The Hispanic population also increased in all 21 New Jersey counties. While Hudson County maintained its plurality-Hispanic status, Passaic County shifted from plurality non-Hispanic white to plurality-Hispanic.

At the municipal level, the Hispanic population increased in all but 32 of New Jersey’s 565 municipalities. Among these municipalities, 23 contain an outright Hispanic majority, including seven whose Hispanic populations constitute 70% or more of their overall populations—Perth Amboy (83.2% Hispanic), Union City (82.4%), Dover (77.0%), West New York (75.8%), Victory Gardens (74.9%), Passaic (73.1%), and North Bergen (70.9%).

Additionally, 39 New Jersey municipalities are now plurality-Hispanic, compared to 25 municipalities in 2010. Among these municipalities, 15 attained plurality-Hispanic status in 2020, including Trenton, the state capital and home of New Jersey Future.

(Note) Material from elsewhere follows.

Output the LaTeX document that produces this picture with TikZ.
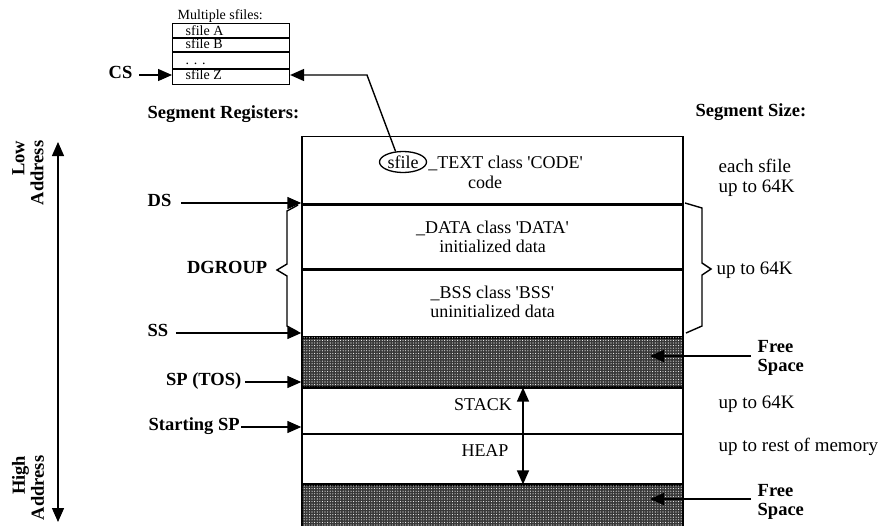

While we should certainly celebrate the growth of New Jersey’s Latinx population, the state’s increasing diversity should not invite complacency. Diversity alone is less valuable in a society in which Black and brown people still lack access to resources and opportunities—a society in which we still fail to equitably distribute power and ensure ownership in communities of color. This Hispanic Heritage Month—and every month—we must recognize that diversity is merely the starting point.